Two days before Hanukkah and three before Christmas, the cosmos will bring you an early holiday gift—no telescope required. The Ursid meteor shower peaks in the early morning hours of December 22, after midnight through dawn. It’s not the most spectacular shower of the year, but it is the last one of 2016, and it’ll tide you over until the Quadrantids next month. (And making a big production of going outside to watch the sky is a pretty good way to drop a big hint about that telescope you want for Christmas or Hanukkah.)
Danielle Moser, a meteor scientist with the Meteoroid Environment Office at NASA’s Marshall Space Flight Center, tells mental_floss that you can expect to see a handful of meteors if you’re patient. “Not all of the meteors you’ll see while out observing belong to the Ursid meteor shower—some are sporadic background meteors and some belong to other active showers. If you see a meteor, try to trace it backwards. If you end up near the Little Dipper, there’s a good chance you’ve seen an Ursid.”
HOW 8P/TUTTLE WAS DISCOVERED… TWICE
While some meteor showers have been studied for millennia, the Ursids have only been observed for a relatively short time. The shower’s parent is comet 8P/Tuttle, discovered in 1790 by Pierre Méchain. Decades later, in 1858, it was rediscovered by Horace Tuttle, and thus earned its name. (Don’t feel bad for poor Pierre, though. He discovered so many things in his lifetime that he probably wouldn’t remember this meager little comet anyway.)
Around the turn of the century, William Denning, an amateur astronomer and renowned comet hunter from England, recognized the radiant, or the seeming point of origin, of the Ursid meteor shower. The association with the Tuttle comet was immediately suspected, and later observations would confirm it.
It turns out Tuttle is a “contact binary”—a small, solar system object made of two bodies that have gravitated toward each other until they touch, like the rubber-ducky shaped 67P/Churyumov–Gerasimenko. We know now that Tuttle’s orbit around the Sun takes just under 14 years. As it goes about its orbit, it leaves behind a trail of particles that, over the centuries, has organized. When the Earth crosses into this debris field, those particles slam into our atmosphere and burn away. That release of energy takes the appearance of “shooting stars.” A meteor shower is born.
WHEN TO WATCH
The shower appears to originate in the Little Dipper, which is how it gets its name. The formal name of the Little Dipper is Ursa Minor, which translates as Little Bear. (Of course, some will argue it looks a lot more like a spoon.)
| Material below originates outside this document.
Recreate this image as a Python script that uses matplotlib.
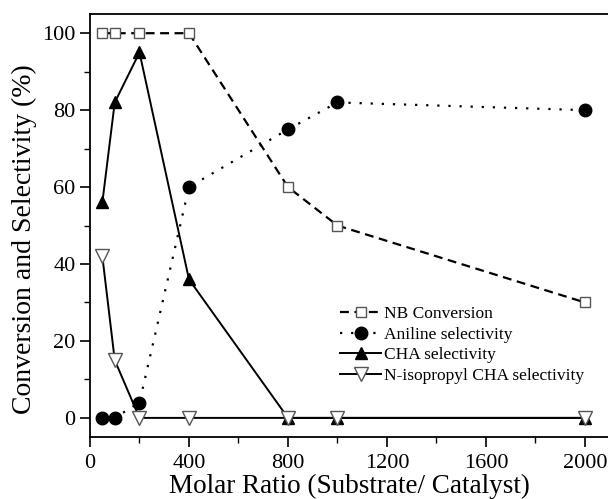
import numpy as np
import matplotlib
matplotlib.use("Agg")
from matplotlib import pyplot as plt
from matplotlib.ticker import MultipleLocator

plt.rcParams['font.family'] = ['Liberation Serif', 'DejaVu Serif']

# 摩尔比
ratio = [50, 100, 200, 400, 800, 1000, 2000]
nb_conversion = [100, 100, 100, 100, 60, 50, 30]
aniline_sel = [0, 0, 4, 60, 75, 82, 80]
cha_sel = [56, 82, 95, 36, 0, 0, 0]
niso_cha_sel = [42, 15, 0, 0, 0, 0, 0]

fig = plt.figure(figsize=(6.08, 4.99), dpi=100)
ax = fig.add_axes([0.148, 0.124, 0.852, 0.848])

ax.plot(ratio, nb_conversion, color='k', lw=1.6, dashes=(4, 2.5),
        marker='s', ms=7.5, mfc='white', mec='#555555', mew=1.0,
        label='NB Conversion', zorder=3)
ax.plot(ratio, aniline_sel, color='k', lw=1.6, linestyle=(0, (1, 4)),
        marker='o', ms=9, mfc='k', mec='k',
        label='Aniline selectivity', zorder=4)
ax.plot(ratio, cha_sel, color='k', lw=1.4, linestyle='-',
        marker='^', ms=9, mfc='k', mec='k',
        label='CHA selectivity', zorder=3)
ax.plot(ratio, niso_cha_sel, color='k', lw=1.4, linestyle='-',
        marker='v', ms=10, mfc='white', mec='#555555', mew=1.0,
        label='N-isopropyl CHA selectivity', zorder=5)

ax.set_xlim(0, 2093)
ax.set_ylim(-5, 105)
ax.xaxis.set_major_locator(MultipleLocator(400))
ax.xaxis.set_minor_locator(MultipleLocator(200))
ax.yaxis.set_major_locator(MultipleLocator(20))
ax.yaxis.set_minor_locator(MultipleLocator(10))
ax.tick_params(which='major', direction='out', length=7, width=1.2, labelsize=16)
ax.tick_params(axis='x', which='major', pad=5)
ax.tick_params(which='minor', direction='out', length=4, width=1.0)
ax.spines['right'].set_visible(False)
for s in ['left', 'bottom', 'top']:
    ax.spines[s].set_linewidth(1.3)

ax.set_xlabel('Molar Ratio (Substrate/ Catalyst)', fontsize=19.5)
ax.xaxis.set_label_coords(0.5, -0.087)
ax.set_ylabel('Conversion and Selectivity (%)', fontsize=20)
ax.yaxis.set_label_coords(-0.103, 0.467)

ax.legend(loc='upper left', bbox_to_anchor=(0.47, 0.326), frameon=False,
          fontsize=12.5, handlelength=2.35, handletextpad=0.15,
          labelspacing=0.25, borderaxespad=0)

plt.savefig("out.png", dpi=100)
plt.close()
The shower will appear highest in the sky in the hours before sunrise on December 22, so set your alarm clock accordingly. The shower can produce around 10 meteors per hour, and to see them, all you’ll need is to find a place with no light and look up.
Moser suggests that you keep a thermos of hot chocolate in your hands and your phone in your pocket. “You’ll see more meteors if you let your eyes adjust to the dark,” she says. “As soon as you look at a bright light source like your phone, you have to start the adjustment process all over again! And hot chocolate will keep you warm and awake while patiently braving the cold December weather.”
The Ursids have had some pretty spectacular showings—most notably in 1986, with spikes on the order of 100 meteors per hour. Don’t get your hopes up for a wild display in 2016, however. Rather, appreciate the Ursids for what they are: an annual tradition of rare and romantic shooting stars in a beautiful, wintry, night sky. Enjoy the last big meteor shower of the year, and if it convinces someone to gift you a telescope, get ready: There are some astounding celestial wonders waiting for us in the new year.